I think, the coolest thing though is my involvement in poetry has gotten me involved with thousands of different people from different walks of life and social standings. It really has been the skeleton key that has unlocked a lot of really interesting doors for me.
Marty McConnell: Psychologically, the furthest place poetry has taken me is into a life I could never have imagined for myself, could never have built without writing and performing poetry as its base -- a life with the concept of me as a creator at its center. Geographically, Berlin.
Q: What is the biggest challenge you’ve faced with your writing?
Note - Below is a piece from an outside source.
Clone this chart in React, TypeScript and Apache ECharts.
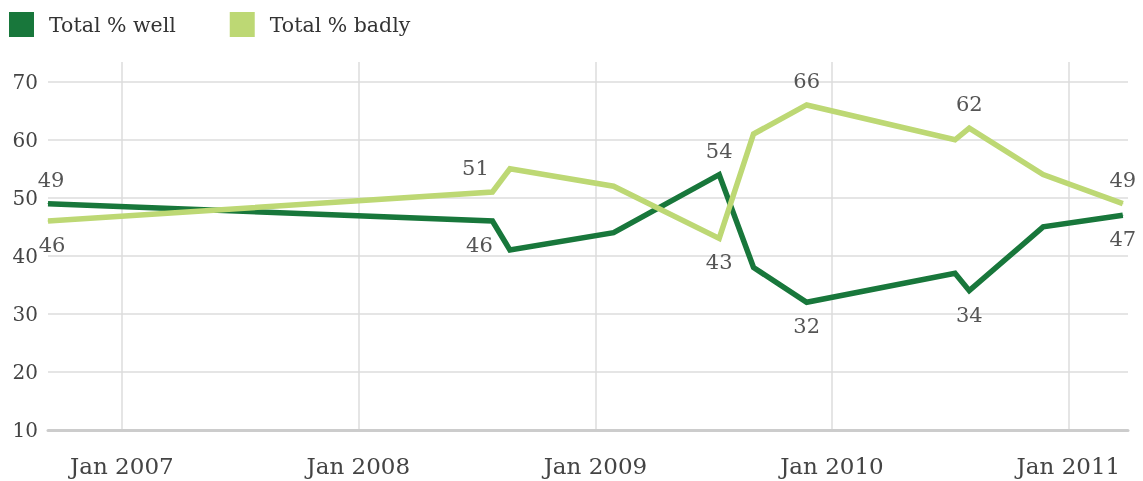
import { useEffect, useRef } from 'react';
import * as echarts from 'echarts';

// ---- data ----
const dates = [
  '2006-09-09', '2008-07-26', '2008-08-22', '2009-01-29', '2009-07-11',
  '2009-09-02', '2009-11-23', '2010-07-10', '2010-08-01', '2010-11-23', '2011-03-26',
];
const well = [49, 46, 41, 44, 54, 38, 32, 37, 34, 45, 47];
const badly = [46, 51, 55, 52, 43, 61, 66, 60, 62, 54, 49];
const yTickLabels = [10, 20, 30, 40, 50, 60, 70];
const xAxisStart = '2006-09-09';
const xAxisEnd = '2011-04-03';

// ---- label placement (style) ----
type LabelCfg = { pos: 'top' | 'bottom'; dx?: number };
const wellLabelCfg: Record<number, LabelCfg> = {
  0: { pos: 'top', dx: 3 },
  1: { pos: 'bottom', dx: -13 },
  4: { pos: 'top' },
  6: { pos: 'bottom' },
  8: { pos: 'bottom' },
  10: { pos: 'bottom' },
};
const badlyLabelCfg: Record<number, LabelCfg> = {
  0: { pos: 'bottom', dx: 4 },
  1: { pos: 'top', dx: -17 },
  4: { pos: 'bottom' },
  6: { pos: 'top' },
  8: { pos: 'top' },
  10: { pos: 'top' },
};

const DARK = '#18773b';
const LIGHT = '#bdd874';
const FONT = 'DejaVu Serif';

function buildData(values: number[], cfg: Record<number, LabelCfg>) {
  return dates.map((d, i) => {
    const c = cfg[i];
    return {
      value: [d, values[i]],
      label: c
        ? { show: true, position: c.pos, offset: [c.dx || 0, 0] }
        : { show: false },
    };
  });
}

export default function App() {
  const ref = useRef<HTMLDivElement>(null);
  useEffect(() => {
    if (!ref.current) return;
    const chart = echarts.init(ref.current, undefined, { renderer: 'svg' });
    const labelStyle = {
      color: '#555',
      fontFamily: FONT,
      fontSize: 21,
      distance: 13,
    };
    chart.setOption({
      animation: false,
      legend: {
        left: 9,
        top: 12,
        padding: 0,
        icon: 'rect',
        itemWidth: 25,
        itemHeight: 25,
        itemGap: 54,
        textStyle: {
          fontFamily: FONT,
          fontSize: 20.5,
          color: '#333',
          padding: [0, 0, 0, 10],
        },
        data: [
          { name: 'Total % well', itemStyle: { color: DARK } },
          { name: 'Total % badly', itemStyle: { color: LIGHT } },
        ],
      },
      grid: { left: 48, right: 15, top: 62, bottom: 51, containLabel: false },
      xAxis: {
        type: 'time',
        min: xAxisStart,
        max: xAxisEnd,
        minInterval: 365 * 24 * 3600 * 1000,
        axisLine: { show: true, lineStyle: { color: '#cccccc', width: 3 } },
        axisTick: { show: false },
        axisLabel: {
          fontFamily: FONT,
          fontSize: 23,
          color: '#444',
          margin: 24,
          showMinLabel: false,
          showMaxLabel: false,
          formatter: (v: number) => {
            const d = new Date(v);
            return d.getMonth() === 0 && d.getDate() === 1 ? 'Jan ' + d.getFullYear() : '';
          },
        },
        splitLine: {
          show: true,
          lineStyle: {
            color: ['transparent', '#dcdcdc', '#dcdcdc', '#dcdcdc', '#dcdcdc', '#dcdcdc', 'transparent'],
            width: 1.5,
          },
        },
      },
      yAxis: {
        type: 'value',
        min: 10,
        max: 73.4,
        interval: 10,
        axisLine: { show: false },
        axisTick: { show: false },
        axisLabel: {
          fontFamily: FONT,
          fontSize: 20,
          color: '#444',
          margin: 10,
          formatter: (v: number) => (yTickLabels.includes(v) ? String(v) : ''),
        },
        splitLine: {
          show: true,
          lineStyle: {
            color: ['#dcdcdc', '#dcdcdc', '#dcdcdc', '#dcdcdc', '#dcdcdc', '#dcdcdc', '#dcdcdc', 'transparent'],
            width: 1.5,
          },
        },
      },
      series: [
        {
          name: 'Total % well',
          type: 'line',
          data: buildData(well, wellLabelCfg),
          color: DARK,
          symbol: 'circle',
          symbolSize: 1,
          showSymbol: true,
          itemStyle: { color: DARK },
          lineStyle: { color: DARK, width: 5.5, join: 'miter' },
          label: labelStyle,
          emphasis: { disabled: true },
        },
        {
          name: 'Total % badly',
          type: 'line',
          data: buildData(badly, badlyLabelCfg),
          color: LIGHT,
          symbol: 'circle',
          symbolSize: 1,
          showSymbol: true,
          itemStyle: { color: LIGHT },
          lineStyle: { color: LIGHT, width: 5.5, join: 'miter' },
          label: labelStyle,
          emphasis: { disabled: true },
        },
      ],
    });
    return () => chart.dispose();
  }, []);
  return (
    <div
      ref={ref}
      style={{ position: 'fixed', left: 0, top: 0, width: 1143, height: 481 }}
    />
  );
}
Eirean Bradley: TO NOT SUCK. SERIOUSLY. And I only get there about half of the time depending on who you ask.
Marty McConnell: Finding ways to write beyond autobiography while maintaining authenticity and avoiding appropriation.
Q: How has poetry changed over the past decade, both personally and globally?
Eirean Bradley:OH SWEET JESUS. GOT AN HOUR? Well, for the personally: I have spent the last decade being over 30 so the spazzy angry young man who was my poetic voice before that has died of old age. I used to cram 1000 words where now a wisely chosen 100 or so will do just fine.
As for globally, the rise of viable self-publishing/small presses has really been a game changer that is making publishing poetry a more egalitarian thing. I mean, you still have to social climb and network if you want to be on one of the “big” presses but now, if you just want to be a curmudgeon who likes to get stoned and play Kung Fu on his NES after work like I do, there’s infinite options.
I choose option Kung Fu.
Marty McConnell: Well, there is no “poetry,” right? At any given moment, there are a multitude of poetries occurring, evolving, atrophying, being reborn… I will say that within American poetry I see a long overdue recognition of the work of writers who have been long marginalized: poets of color, queer poets, etc. But that’s not poetry changing, it’s the canon shifting incrementally. Slam, hip-hop, the return to understanding poetry as an oral as well as a written art, these have birthed generations with different understandings of what poetry is and does, and most importantly, who has access to it and can make their way as a poet. But has poetry itself changed? I don’t know.
Q: What is your favorite candy and why?
Eirean Bradley: Motherf*cking CHOCO TACO. Because it’s a frozen chocolate taco. And proof that god is Not Dead. (You have no idea how quickly I typed that response. I have had to think out every other question but not the Choco Taco.)[Interviewer Note: Pictured below is a Choco Taco.]
Marty McConnell: Twizzlers, though I can’t really eat them now because they contain gluten. In any home occupied by a family on my mother’s side, there’s a kitchen cabinet that contains Twizzlers. I can usually spot it within a few minutes of arrival.
Q: As veteran poets, what is some good advice for new and aspiring writers and poets?
Eirean Bradley: Dance with who brought you to the party. Don’t chase whatever trend our movement comes around. If you have any longevity you will see about 35 of them come and go. There will be times that you are desperately uncool. I have been uncool at least 85 godd*mn times. Luckily, I have been cool about 86 times.
Marty McConnell: Read beyond your immediate circle. Beyond your friends’ work, beyond the work that immediately resonates with or makes sense to you. Read essays on poetry as well as poetry itself. Seek out people who want to talk with you about what you’re reading, and what they’re reading, what you relish about what you’re reading as well as what you don’t understand or vehemently oppose or are just bored by. Read work by people who are like you, and people who are nothing like you. Read work by long dead writers, and the person reading at the bookstore down the street. In short: read. And if budget’s too tight for all the books you want or it’s overwhelming, great places to start are Verse Daily or Poetry Daily, where you can see a range of poems from various literary magazines and books and then seek out those writers’ work elsewhere.